This afternoon I met my campus "niece" DJ. We went to one of our favourite places, an Irish style pub by the sea. We started with mimosas, followed by soup and salad appetizers, then mulled wine and British dishes, fish and chips and shepherd's pie. DJ paid for the drinks and I the food. It was a time to celebrate the end of the semester and Christmas.
Not only that, but DJ needed cheering up because of her break-up. She appears to have suffered a defeat because the break-up was triggered by her discovering that he had had sex with a prostitute. Why would he need to do that since they were meeting frequently and spending a lot of time in bed? She thinks it's because she refused him one particular kind of sex act. Anyway, I tried to get her to see the break-up as a step forward for her and a sign of achievement because she knew she did not feel strongly enough about him to keep the relationship going. I told her that he probably realized that she was not as passionate about him as he about her, and that he was a bit immature if he wants to experiment and have adventures sexually. I think she understands my point intellectually and she agrees that it was time for a change, but she feels pessimistic and her self-confidence is bruised. Well, that is to be expected given her personality and state of mind.

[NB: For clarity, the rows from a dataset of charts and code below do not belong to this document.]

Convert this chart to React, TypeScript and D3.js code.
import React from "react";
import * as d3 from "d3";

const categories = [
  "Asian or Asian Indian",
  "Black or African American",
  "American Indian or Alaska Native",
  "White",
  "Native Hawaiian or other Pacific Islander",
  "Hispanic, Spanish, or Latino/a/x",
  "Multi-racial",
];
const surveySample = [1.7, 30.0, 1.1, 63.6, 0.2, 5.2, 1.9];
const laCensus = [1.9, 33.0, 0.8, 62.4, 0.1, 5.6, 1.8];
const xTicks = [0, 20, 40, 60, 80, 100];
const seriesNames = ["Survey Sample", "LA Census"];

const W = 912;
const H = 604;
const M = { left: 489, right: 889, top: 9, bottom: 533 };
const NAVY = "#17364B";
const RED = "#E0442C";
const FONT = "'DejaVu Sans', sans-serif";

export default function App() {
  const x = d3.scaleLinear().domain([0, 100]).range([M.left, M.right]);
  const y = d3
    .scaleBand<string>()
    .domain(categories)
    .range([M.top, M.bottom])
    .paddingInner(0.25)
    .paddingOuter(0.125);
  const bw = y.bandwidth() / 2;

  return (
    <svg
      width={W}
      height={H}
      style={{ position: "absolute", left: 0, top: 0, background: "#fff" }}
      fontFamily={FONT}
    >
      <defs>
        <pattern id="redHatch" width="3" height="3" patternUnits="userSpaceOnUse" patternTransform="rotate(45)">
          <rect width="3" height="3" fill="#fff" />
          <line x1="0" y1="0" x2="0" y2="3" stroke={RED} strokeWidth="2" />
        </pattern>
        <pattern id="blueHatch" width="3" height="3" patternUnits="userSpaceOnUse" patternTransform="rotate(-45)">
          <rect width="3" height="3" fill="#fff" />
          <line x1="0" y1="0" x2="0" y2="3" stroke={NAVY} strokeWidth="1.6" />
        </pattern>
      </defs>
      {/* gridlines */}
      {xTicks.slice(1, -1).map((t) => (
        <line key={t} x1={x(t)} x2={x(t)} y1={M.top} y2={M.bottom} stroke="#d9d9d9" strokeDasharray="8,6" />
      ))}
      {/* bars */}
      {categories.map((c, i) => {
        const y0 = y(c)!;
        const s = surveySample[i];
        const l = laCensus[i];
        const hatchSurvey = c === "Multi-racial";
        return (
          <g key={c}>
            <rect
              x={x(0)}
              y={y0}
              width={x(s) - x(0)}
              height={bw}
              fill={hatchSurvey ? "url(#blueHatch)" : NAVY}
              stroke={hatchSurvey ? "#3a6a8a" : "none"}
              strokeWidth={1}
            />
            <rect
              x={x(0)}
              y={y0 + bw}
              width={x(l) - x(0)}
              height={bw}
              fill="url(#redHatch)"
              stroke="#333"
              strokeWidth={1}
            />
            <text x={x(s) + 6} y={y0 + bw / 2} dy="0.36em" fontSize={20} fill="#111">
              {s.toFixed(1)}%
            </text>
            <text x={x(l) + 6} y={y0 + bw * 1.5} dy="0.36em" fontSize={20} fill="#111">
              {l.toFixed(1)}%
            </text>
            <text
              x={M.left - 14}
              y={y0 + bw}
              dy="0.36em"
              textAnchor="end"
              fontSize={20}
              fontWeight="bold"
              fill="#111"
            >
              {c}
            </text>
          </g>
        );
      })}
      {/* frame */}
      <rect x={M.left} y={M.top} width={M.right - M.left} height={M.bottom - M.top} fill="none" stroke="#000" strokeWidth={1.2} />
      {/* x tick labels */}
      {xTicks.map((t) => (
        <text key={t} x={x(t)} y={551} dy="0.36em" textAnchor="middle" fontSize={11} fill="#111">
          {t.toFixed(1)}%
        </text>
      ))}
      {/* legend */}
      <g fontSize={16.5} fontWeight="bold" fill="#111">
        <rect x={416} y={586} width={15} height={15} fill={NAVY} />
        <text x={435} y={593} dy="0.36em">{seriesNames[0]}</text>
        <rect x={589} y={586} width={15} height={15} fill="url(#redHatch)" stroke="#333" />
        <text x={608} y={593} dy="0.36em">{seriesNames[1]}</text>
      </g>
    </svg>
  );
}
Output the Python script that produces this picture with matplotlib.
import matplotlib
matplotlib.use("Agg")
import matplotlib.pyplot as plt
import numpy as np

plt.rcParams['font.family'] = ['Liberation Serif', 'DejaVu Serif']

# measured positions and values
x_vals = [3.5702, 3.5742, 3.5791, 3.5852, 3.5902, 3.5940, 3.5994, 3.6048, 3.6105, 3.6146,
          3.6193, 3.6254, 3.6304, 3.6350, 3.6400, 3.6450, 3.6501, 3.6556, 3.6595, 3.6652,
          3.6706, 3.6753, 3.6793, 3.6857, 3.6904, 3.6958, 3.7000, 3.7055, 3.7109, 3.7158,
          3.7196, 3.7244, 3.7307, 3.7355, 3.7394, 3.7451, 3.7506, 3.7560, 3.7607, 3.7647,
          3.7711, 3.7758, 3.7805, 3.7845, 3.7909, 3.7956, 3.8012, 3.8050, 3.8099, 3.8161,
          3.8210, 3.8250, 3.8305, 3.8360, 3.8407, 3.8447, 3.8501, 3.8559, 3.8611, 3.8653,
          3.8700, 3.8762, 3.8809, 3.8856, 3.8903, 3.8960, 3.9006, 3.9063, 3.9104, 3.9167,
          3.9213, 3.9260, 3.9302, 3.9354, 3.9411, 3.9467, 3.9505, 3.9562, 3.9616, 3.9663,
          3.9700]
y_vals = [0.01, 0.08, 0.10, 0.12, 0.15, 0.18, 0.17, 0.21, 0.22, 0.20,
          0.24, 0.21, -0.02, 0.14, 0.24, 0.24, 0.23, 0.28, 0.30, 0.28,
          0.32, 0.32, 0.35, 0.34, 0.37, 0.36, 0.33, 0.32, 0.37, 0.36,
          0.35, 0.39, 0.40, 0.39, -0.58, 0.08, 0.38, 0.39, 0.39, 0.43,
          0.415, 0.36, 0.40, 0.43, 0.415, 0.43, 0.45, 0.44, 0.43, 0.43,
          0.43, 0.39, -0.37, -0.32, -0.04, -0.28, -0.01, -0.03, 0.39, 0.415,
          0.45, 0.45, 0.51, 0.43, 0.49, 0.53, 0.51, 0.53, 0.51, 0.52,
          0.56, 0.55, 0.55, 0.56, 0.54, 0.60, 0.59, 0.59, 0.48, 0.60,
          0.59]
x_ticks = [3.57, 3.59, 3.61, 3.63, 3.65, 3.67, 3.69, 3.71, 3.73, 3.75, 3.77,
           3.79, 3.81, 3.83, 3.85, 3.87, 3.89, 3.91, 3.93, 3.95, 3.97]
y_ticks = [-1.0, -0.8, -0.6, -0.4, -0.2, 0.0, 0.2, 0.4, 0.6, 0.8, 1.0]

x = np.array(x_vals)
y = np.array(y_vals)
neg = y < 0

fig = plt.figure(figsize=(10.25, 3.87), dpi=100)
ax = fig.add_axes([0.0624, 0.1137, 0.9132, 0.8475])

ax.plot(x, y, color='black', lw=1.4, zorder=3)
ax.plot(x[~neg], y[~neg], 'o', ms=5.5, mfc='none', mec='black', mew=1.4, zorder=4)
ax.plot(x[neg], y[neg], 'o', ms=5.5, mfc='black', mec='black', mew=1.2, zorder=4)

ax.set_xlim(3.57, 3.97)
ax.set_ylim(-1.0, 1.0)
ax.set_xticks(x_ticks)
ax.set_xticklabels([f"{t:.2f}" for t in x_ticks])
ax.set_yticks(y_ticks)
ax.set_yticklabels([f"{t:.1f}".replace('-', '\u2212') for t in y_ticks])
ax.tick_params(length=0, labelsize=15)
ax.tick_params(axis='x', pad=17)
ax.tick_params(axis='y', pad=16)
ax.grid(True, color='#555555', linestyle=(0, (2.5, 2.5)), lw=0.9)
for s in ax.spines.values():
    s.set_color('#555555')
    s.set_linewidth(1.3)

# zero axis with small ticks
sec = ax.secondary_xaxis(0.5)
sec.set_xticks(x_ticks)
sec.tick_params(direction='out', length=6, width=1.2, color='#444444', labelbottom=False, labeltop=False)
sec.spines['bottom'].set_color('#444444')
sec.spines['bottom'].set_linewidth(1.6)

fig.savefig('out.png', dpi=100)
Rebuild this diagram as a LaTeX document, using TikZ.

We talked about mothers. Hers is passive, leaving all the parenting to her dad, which is inappropriate and irresponsible. She is cold with her. I figure that she probably learned this behaviour as a child. We also talked about the status of women, and I pointed out that her mother's life may be hard considering the kinds of and extent of problems that women have in this ultra-patriarchal country. I told DJ that that was the attitude I used to take with my own mother; as a teen, I tried to think of her as a woman which I knew to be greatly unfair to women, and I knew my mother had had her own problems with inadequate parenting.
I think DJ has learned passivity but is quite intelligent and a rebel to boot. She likes hard core rock. Her favorite musicians are the lead guitarist of Rush and Neil Young, as well as David Bowie. Today she showed me one of her drawings via the iphone. I did not know that she drew in addition to playing the guitar and developing computer games.
She has a lot of choices. She is introverted, probably like her folks. (Her father is an engineer who works in the bleak factory-scape in the Ulsan heavy industry district.) I think part of her trouble is her artistic nature, which is always difficult in any culture. Like many families, her parents probably disapprove of her pursuing music and visual arts.
She wasn't dressed warmly enough so we sent shopping for a scarf after the meal. We will meet for hot cocoa or something in a few days.
I talked to one of my brothers today, the disabled one I call most weeks. He and his wife had an altercation with a security guard and a supermarket last week. Because of their disabilities, the store management allows them to borrow a shopping cart to transport their groceries two blocks to get home. A new guard did not know about them and he confronted them. When the feisty sister-in-law angrily objected, the guard got physical, shoving her and the cart aside. She got scraped and bruised. My God! Even if they had been using the cart illegitimately, there would be no justification for pushing around disabled seniors! The store manager fired the guard and compensated them with a turkey and other goods.
Generally, they're doing well seeing family members and going to Christmas and birthday gatherings. I'm not worried about them these days. Another great-niece or nephew is on the way to them.